We have very clearly set out the three missions that the bank is to focus on: pursuing a just transition to net zero carbon emissions by 2045, which might involve forestry; extending quality of opportunity by improving places—it is a place-based approach; and harnessing innovation to enable our people to flourish by 2040. By design, those are not prescriptive, so that, again, the bank knows that it operates within parameters but that it is free to make investment decisions independently of the Government.
10:30Economy and Fair Work Committee [Draft]
Meeting date: 1 October 2025
Kate Forbes
The legislation is extremely flexible. The point is that, under the legislation, local authorities must consult extensively with industry and, if they wish, introduce a scheme that is operational—in other words, one that can actually be implemented. On the basis of the communication that you refer to, I would assume that there is a point there that needs to be highlighted to local authorities about the way in which they charge the visitor levy.
For me, that is a question of operational implementation. Fundamentally it is a question for the City of Edinburgh Council, which should be consulting with industry as we speak to determine how to do it.
Economy and Fair Work Committee [Draft]
Meeting date: 1 October 2025
Kate Forbes
That also feels as though it could have been a planted question, because it is the question that I was hoping somebody would ask me, and we have had no conversations prior to the meeting.
I have been commissioning the audit for the past few months. We are doing it on a regional basis. The committee might be interested in bringing Skills Development Scotland before it to go through the audit that it has just done, particularly for the energy transition in the north of Scotland.
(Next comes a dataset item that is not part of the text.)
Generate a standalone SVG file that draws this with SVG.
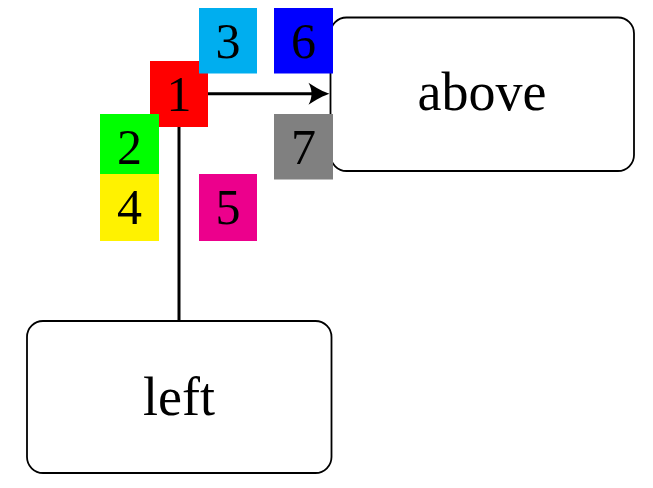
<svg xmlns="http://www.w3.org/2000/svg" width="653" height="488" viewBox="0 0 653 488">
  <style>
    .node { fill: #ffffff; stroke: #000000; stroke-width: 1.8; }
    .word { font-family: "Liberation Serif", "Times New Roman", serif; font-size: 54px; fill: #000000; text-anchor: middle; }
    .digit { font-family: "Liberation Serif", "Times New Roman", serif; font-size: 50px; fill: #000000; text-anchor: middle; }
    .conn { fill: none; stroke: #000000; stroke-width: 3; }
  </style>
  <defs>
    <marker id="arrow" markerUnits="userSpaceOnUse" viewBox="-23 -12 25 24" markerWidth="25" markerHeight="24" refX="-10" refY="0" orient="auto" overflow="visible">
      <path d="M0,0 C-5,1.5 -14,6 -21,11 C-17,4 -17,-4 -21,-11 C-14,-6 -5,-1.5 0,0 Z" fill="#000000"/>
    </marker>
  </defs>
  <rect width="653" height="488" fill="#ffffff"/>

  <g id="node-above">
    <rect class="node" x="330.5" y="17.5" width="303.5" height="153.5" rx="16" ry="16"/>
    <text class="word" x="482" y="110">above</text>
  </g>
  <g id="node-left">
    <rect class="node" x="27" y="321" width="304.5" height="152" rx="16" ry="16"/>
    <text class="word" x="179" y="415">left</text>
  </g>

  <g id="connectors">
    <line class="conn" x1="208" y1="93.7" x2="319.5" y2="93.7" marker-end="url(#arrow)"/>
    <line class="conn" x1="179" y1="127" x2="179" y2="321"/>
  </g>

  <g id="box-1">
    <rect x="150" y="61" width="58" height="66" fill="#FF0000"/>
    <text class="digit" x="179" y="111">1</text>
  </g>
  <g id="box-2">
    <rect x="100" y="114" width="59" height="66" fill="#00FF00"/>
    <text class="digit" x="129.5" y="164">2</text>
  </g>
  <g id="box-3">
    <rect x="199" y="8" width="58" height="65.5" fill="#00AEEF"/>
    <text class="digit" x="228" y="58">3</text>
  </g>
  <g id="box-4">
    <rect x="100" y="174" width="59" height="67" fill="#FFF200"/>
    <text class="digit" x="129.5" y="224">4</text>
  </g>
  <g id="box-5">
    <rect x="199" y="174" width="58" height="67" fill="#EC008C"/>
    <text class="digit" x="228" y="224">5</text>
  </g>
  <g id="box-6">
    <rect x="274" y="8" width="59" height="65.5" fill="#0000FF"/>
    <text class="digit" x="303.5" y="58">6</text>
  </g>
  <g id="box-7">
    <rect x="274" y="114" width="59" height="65.5" fill="#808080"/>
    <text class="digit" x="303.5" y="164">7</text>
  </g>
</svg>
It focuses on the Highlands and Islands, I am afraid, but the model could be replicated for other regions.
What SDS has done means that it has incredibly granular data, because it started with the inward investors and businesses. Rather than just getting high-level figures from them, such as that they need more people or more engineers, SDS has asked them specifically how many engineers and what kind of engineers they need over the next 10 years. How many welders and what kind of welders?
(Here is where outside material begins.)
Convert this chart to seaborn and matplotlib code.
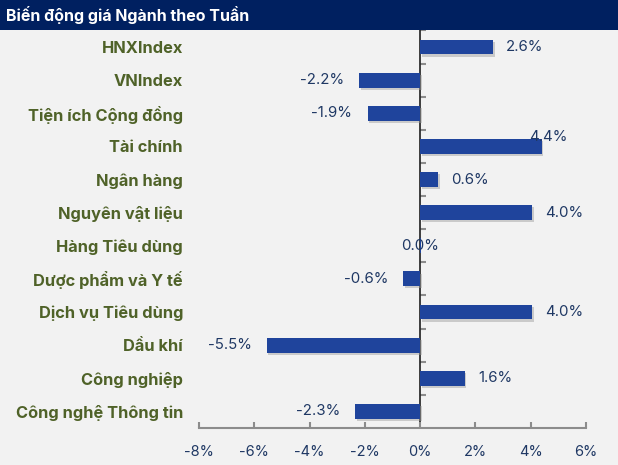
import numpy as np
import pandas as pd
import matplotlib
matplotlib.use("Agg")
import matplotlib.pyplot as plt
import matplotlib.patheffects as pe
from matplotlib.patches import Rectangle
from matplotlib.ticker import FuncFormatter, FixedLocator
import seaborn as sns

# Datos del gráfico
titulo = "Biến động giá Ngành theo Tuần"
nganh = ["HNXIndex", "VNIndex", "Tiện ích Cộng đồng", "Tài chính", "Ngân hàng",
         "Nguyên vật liệu", "Hàng Tiêu dùng", "Dược phẩm và Y tế",
         "Dịch vụ Tiêu dùng", "Dầu khí", "Công nghiệp", "Công nghệ Thông tin"]
bien_dong = [2.64, -2.2, -1.9, 4.4, 0.65, 4.05, 0.02, -0.6, 4.05, -5.55, 1.62, -2.35]
nhan = ["2.6%", "-2.2%", "-1.9%", "4.4%", "0.6%", "4.0%", "0.0%", "-0.6%",
        "4.0%", "-5.5%", "1.6%", "-2.3%"]
x_ticks = [-8, -6, -4, -2, 0, 2, 4, 6]

df = pd.DataFrame({"nganh": nganh, "bien_dong": bien_dong, "nhan": nhan})

# Colores
fondo = "#F2F2F2"
azul_titulo = "#002060"
azul_barra = "#1F449C"
azul_texto = "#1F3864"
verde = "#4F6228"
gris = "#8C8C8C"

sns.set_theme(style="white")
plt.rcParams["font.family"] = ["Inter", "DejaVu Sans"]

fig = plt.figure(figsize=(6.18, 4.65), dpi=100, facecolor=fondo)
ax = fig.add_axes([0.322, 0.0796, 0.626, 0.855])
ax.set_facecolor(fondo)

sns.barplot(data=df, x="bien_dong", y="nganh", orient="h", color=azul_barra,
            saturation=1, width=0.45, linewidth=0, ax=ax)
for p in ax.patches:
    p.set_path_effects([pe.SimplePatchShadow(offset=(1.2, -1.5), shadow_rgbFace="#9a9a9a",
                                             alpha=0.45), pe.Normal()])

ax.set_xlim(-8, 6)
ax.set_ylim(len(nganh) - 0.5, -0.5)
ax.xaxis.set_major_locator(FixedLocator(x_ticks))
ax.xaxis.set_major_formatter(FuncFormatter(lambda v, _: f"{v:.0f}%"))
ax.set_xlabel("")
ax.set_ylabel("")

for s in ["top", "right", "left"]:
    ax.spines[s].set_visible(False)
ax.spines["bottom"].set_color(gris)
ax.spines["bottom"].set_linewidth(1.5)
ax.tick_params(axis="x", direction="in", length=4, width=1.5, color=gris,
               labelsize=10.5, labelcolor=azul_texto, pad=12, bottom=True)
ax.tick_params(axis="y", length=0, pad=11.5, labelsize=11.8, labelcolor=verde)
for t in ax.get_yticklabels():
    t.set_fontweight("bold")

# Eje vertical en 0 con marcas entre categorías
pos0 = (0 - ax.get_xlim()[0]) / (ax.get_xlim()[1] - ax.get_xlim()[0])
sec = ax.secondary_yaxis(pos0)
sec.spines["left"].set_color(gris)
sec.spines["left"].set_linewidth(1.5)
sec.set_yticks(np.arange(-0.5, len(nganh) - 0.5, 1))
sec.set_yticklabels([])
sec.tick_params(axis="y", direction="out", length=4, width=1.5, color=gris)

# Etiquetas de valores
for i, (v, txt) in enumerate(zip(bien_dong, nhan)):
    if txt == "4.4%":
        ax.annotate(txt, (v, i), xytext=(-9, 7), textcoords="offset points",
                    ha="left", va="center", fontsize=10.8, color=azul_texto)
    elif abs(v) < 0.05:
        ax.annotate(txt, (0, i), xytext=(0, 0), textcoords="offset points",
                    ha="center", va="center", fontsize=10.8, color=azul_texto)
    elif v > 0:
        ax.annotate(txt, (v, i), xytext=(9.5, 0), textcoords="offset points",
                    ha="left", va="center", fontsize=10.8, color=azul_texto)
    else:
        ax.annotate(txt, (v, i), xytext=(-11, 0), textcoords="offset points",
                    ha="right", va="center", fontsize=10.8, color=azul_texto)

# Barra del título
fig.patches.append(Rectangle((0, 1 - 30 / 465), 1, 30 / 465, transform=fig.transFigure,
                             facecolor=azul_titulo, edgecolor="none", zorder=0))
fig.text(6 / 618, 1 - 15 / 465, titulo, color="white", fontsize=11.5,
         fontweight="bold", va="center", ha="left")

fig.savefig("out.png", dpi=100, facecolor=fondo)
As commissioned and supported by Highlands and Islands Enterprise, SDS has produced an industry-led data audit of the skills that are required. You heard it here first—I do not think that it is in the public domain yet. The next stage is to launch that audit with commitments from the colleges and universities on how they will support the delivery of every last one of the individuals that are required. We have done it.
I think that it is better to do it on a regional level, because we are more likely to want to be able to retrain people who live in the locality than to attract people in, and we will only attract people when we know that there is a shortage. That model could be replicated for other regions, but we have proved that it works.
Economy and Fair Work Committee [Draft]
Meeting date: 1 October 2025
Kate Forbes
That is very interesting. I am not sure that it does. It is certainly broader than just the obvious industries. For example, it says if we need this many people for the energy transition, how many people do we need to build new houses? It looks much wider than the direct jobs at the indirect jobs, but I am not sure that it goes as far as the indirect jobs in the public sector, unless Aidan Grisewood tells me otherwise.